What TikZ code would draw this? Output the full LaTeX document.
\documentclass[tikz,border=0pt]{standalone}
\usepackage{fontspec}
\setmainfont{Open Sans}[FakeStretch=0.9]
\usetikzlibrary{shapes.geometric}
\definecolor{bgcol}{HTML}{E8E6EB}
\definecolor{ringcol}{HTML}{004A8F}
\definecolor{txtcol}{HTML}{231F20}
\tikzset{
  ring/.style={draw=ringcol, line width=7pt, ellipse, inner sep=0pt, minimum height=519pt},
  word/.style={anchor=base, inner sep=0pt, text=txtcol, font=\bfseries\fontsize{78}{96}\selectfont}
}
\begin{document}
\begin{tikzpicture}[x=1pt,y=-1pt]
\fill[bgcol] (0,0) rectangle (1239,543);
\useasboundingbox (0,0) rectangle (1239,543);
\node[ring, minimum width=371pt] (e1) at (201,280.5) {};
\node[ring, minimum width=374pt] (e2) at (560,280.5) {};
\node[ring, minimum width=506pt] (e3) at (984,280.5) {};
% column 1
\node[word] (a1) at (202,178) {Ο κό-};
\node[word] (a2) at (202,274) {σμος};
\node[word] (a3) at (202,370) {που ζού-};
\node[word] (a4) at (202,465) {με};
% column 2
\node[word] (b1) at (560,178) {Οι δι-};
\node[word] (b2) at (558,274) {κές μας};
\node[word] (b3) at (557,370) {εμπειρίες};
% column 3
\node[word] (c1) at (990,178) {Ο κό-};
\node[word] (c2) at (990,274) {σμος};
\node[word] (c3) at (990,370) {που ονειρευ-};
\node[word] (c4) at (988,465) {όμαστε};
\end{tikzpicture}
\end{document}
____
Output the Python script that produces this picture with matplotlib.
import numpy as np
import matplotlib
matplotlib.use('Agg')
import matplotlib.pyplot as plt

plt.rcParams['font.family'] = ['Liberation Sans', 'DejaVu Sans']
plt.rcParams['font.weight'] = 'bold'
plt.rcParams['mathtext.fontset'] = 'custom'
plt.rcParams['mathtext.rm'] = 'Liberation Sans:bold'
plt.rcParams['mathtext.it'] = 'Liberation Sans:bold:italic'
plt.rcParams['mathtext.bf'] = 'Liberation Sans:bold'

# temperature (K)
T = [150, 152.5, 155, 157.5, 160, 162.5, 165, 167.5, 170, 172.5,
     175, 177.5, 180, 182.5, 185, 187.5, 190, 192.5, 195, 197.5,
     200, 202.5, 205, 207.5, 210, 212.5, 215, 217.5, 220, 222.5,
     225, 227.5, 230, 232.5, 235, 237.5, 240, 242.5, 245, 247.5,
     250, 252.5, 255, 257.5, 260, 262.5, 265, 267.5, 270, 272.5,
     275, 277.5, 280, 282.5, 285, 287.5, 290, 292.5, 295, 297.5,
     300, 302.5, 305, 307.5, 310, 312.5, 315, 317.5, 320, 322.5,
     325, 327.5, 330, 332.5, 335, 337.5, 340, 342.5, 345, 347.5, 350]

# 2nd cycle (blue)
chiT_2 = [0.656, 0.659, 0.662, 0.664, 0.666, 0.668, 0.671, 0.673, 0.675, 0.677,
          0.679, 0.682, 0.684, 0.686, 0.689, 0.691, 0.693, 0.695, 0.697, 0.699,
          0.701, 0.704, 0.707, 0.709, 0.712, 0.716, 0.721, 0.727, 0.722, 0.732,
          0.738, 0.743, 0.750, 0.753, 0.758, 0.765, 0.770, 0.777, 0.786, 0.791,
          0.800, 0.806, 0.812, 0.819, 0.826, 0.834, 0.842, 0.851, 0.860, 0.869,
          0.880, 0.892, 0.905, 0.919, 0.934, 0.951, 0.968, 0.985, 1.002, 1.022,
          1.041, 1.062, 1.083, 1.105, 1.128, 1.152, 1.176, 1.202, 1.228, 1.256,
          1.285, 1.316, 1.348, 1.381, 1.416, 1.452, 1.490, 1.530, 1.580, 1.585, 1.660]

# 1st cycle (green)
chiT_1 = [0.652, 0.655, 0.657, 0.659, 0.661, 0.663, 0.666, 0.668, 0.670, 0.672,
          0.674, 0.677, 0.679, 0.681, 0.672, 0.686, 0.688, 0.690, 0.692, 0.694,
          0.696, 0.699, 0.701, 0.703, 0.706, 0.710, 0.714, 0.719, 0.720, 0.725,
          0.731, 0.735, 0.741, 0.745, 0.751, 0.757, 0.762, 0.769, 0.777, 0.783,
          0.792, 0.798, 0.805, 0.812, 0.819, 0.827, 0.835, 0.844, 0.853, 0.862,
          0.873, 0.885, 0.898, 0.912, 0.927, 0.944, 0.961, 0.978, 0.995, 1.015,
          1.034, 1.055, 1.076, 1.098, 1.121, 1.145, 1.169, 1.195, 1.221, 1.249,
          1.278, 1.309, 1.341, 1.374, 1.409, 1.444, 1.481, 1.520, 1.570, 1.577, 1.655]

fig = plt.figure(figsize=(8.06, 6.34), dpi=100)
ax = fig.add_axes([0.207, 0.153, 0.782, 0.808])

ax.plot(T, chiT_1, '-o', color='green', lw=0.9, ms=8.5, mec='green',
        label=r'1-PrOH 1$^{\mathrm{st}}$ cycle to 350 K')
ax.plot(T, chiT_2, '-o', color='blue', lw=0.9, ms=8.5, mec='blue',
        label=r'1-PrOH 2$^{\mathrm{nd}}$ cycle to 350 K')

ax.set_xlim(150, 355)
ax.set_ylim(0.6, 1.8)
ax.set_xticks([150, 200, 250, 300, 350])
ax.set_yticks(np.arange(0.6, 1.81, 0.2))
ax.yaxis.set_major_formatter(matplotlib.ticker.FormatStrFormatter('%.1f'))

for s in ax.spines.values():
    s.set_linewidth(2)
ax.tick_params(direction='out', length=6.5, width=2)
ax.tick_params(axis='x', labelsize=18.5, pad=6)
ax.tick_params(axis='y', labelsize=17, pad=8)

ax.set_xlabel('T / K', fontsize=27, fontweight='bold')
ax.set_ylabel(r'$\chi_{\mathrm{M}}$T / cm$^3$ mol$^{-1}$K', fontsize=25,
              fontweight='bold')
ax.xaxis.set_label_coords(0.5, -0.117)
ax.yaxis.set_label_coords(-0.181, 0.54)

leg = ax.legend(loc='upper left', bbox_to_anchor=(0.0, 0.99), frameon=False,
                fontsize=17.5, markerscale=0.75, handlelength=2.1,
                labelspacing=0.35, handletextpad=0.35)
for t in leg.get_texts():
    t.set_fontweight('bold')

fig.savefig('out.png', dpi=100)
____
**The problem:**
Retype exactly what runs from the line containing "Output the Python" through the line containing "plt.rcParams['mathtext.bf'] = 'Liberation", both lines included, and stop there.

**Solution to the exercise:**
Output the Python script that produces this picture with matplotlib.
import numpy as np
import matplotlib
matplotlib.use('Agg')
import matplotlib.pyplot as plt

plt.rcParams['font.family'] = ['Liberation Sans', 'DejaVu Sans']
plt.rcParams['font.weight'] = 'bold'
plt.rcParams['mathtext.fontset'] = 'custom'
plt.rcParams['mathtext.rm'] = 'Liberation Sans:bold'
plt.rcParams['mathtext.it'] = 'Liberation Sans:bold:italic'
plt.rcParams['mathtext.bf'] = 'Liberation Sans:bold'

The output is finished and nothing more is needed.